The Range Rover Evoque was a black swan when it was new in the 2012 model year. Unexpected, angular, and tilted toward high fashion, it signaled that the Range Rover brand was moving in a different direction than the Land Rover nameplate.
Five years later, it's still one of the smartest moves Land Rover has made. The Evoque gives Range Rover a compact crossover SUV with a heavy dose of the off-road talent implied by its badges, and marries it with an urbane sense of style that appeals to a whole new audience—one that would hate to see its pretty sheet metal ruined by mud.
The Evoque comes in SE, SE Premium, SE Dynamic, HSE, and HSE Dynamic versions. Prices start at about $43,000, and soar beyond $63,000 when well-optioned.
We rate the Range Rover Evoque at 7.0 out of 10, with its best scores in features and styling. (Read more about how we rate cars.)
Range Rover Evoque styling and performance
The Evoque might get lumped in with other trendy shapes like those worn by the Infiniti QX50 and BMW X4 and Mercedes GLC-Class, but it's outfitted for hard work, whether it's in the dirt or on the runway. As a three-door, a two-door convertible, and as a five-door, the Evoque wears smart origami influences and the wedgy proportions of a chopped-and-channeled hot rod. Last year, Land Rover gilded the lily with a new grille, a few new finishes and some new features, but the essence remains unchanged. Even as a convertible, the Evoque has a sensibility that sets its aside from its rivals.
All Evoques draw power from a coarse-sounding 240-horsepower, 2.0-liter turbocharged inline-4. Power builds quickly from idle, and the Evoque feels punchy, whether it's passing at highway speeds or ranging on trails and backroads. Since the Evoque is relatively small and light, it even manages to come off as nimble, too. It's definitely a more car-like driving experience, and fuel economy of up to 24 mpg combined underscores that.
An Active Driveline system, with active differentials and torque vectoring, is standard equipment on all models. It's one of the keys to that impressive fuel economy, as it decouples the rear wheels above 22 mph, re-enabling it within 300 milliseconds whenever it's needed. All-Terrain Progress Control lets the vehicle crawl at a determined speed when negotiating tricky terrain, allowing the driver to focus on the steering.
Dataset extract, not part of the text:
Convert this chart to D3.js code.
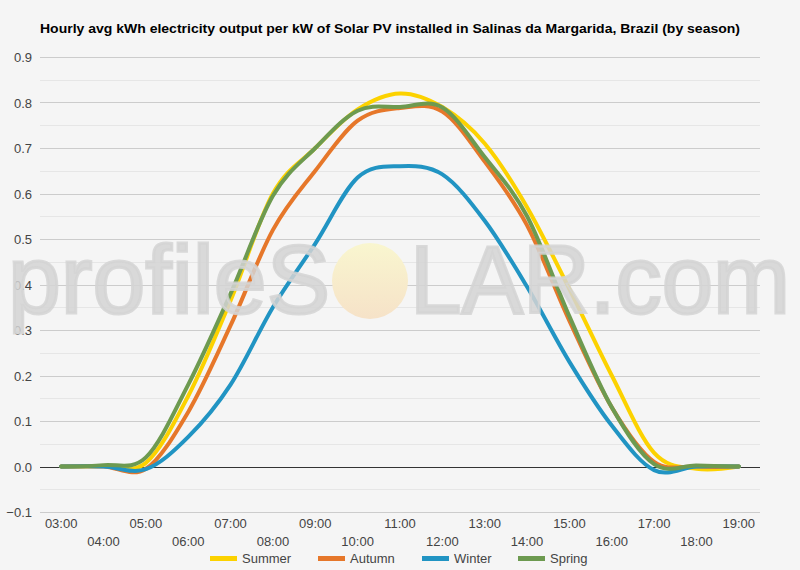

Evoque comfort, safety, and features
Put bluntly, the Evoque doesn't skimp on what's inside. It's all richly detailed, just on a smaller scale. The front seats are spacious and comfortable, with a wide range of adjustment; the rear seats are a bit tighter, but still suitable for short trips. In three-door models, entry to the rear seats can be a bit difficult, but the five-door version remedies that completely. Cargo space is not excessive, but given the Evoque's exterior dimensions, it's reasonable at 24 cubic feet, and the space itself is wide and easy to access.
All Evoques come with a rich set of features. Top Evoque HSE models offer more than ever, with Oxford leather seats, a fixed panoramic glass sunroof, a universal garage-door opener, and blind-spot monitors. Land Rover's latest infotainment system is a massive upgrade from its prior setup, but it's not without some sluggish responses. The option we'd make sure was included? Surround-view cameras, as the Evoque's high rear end all but obliterates the view to the rear.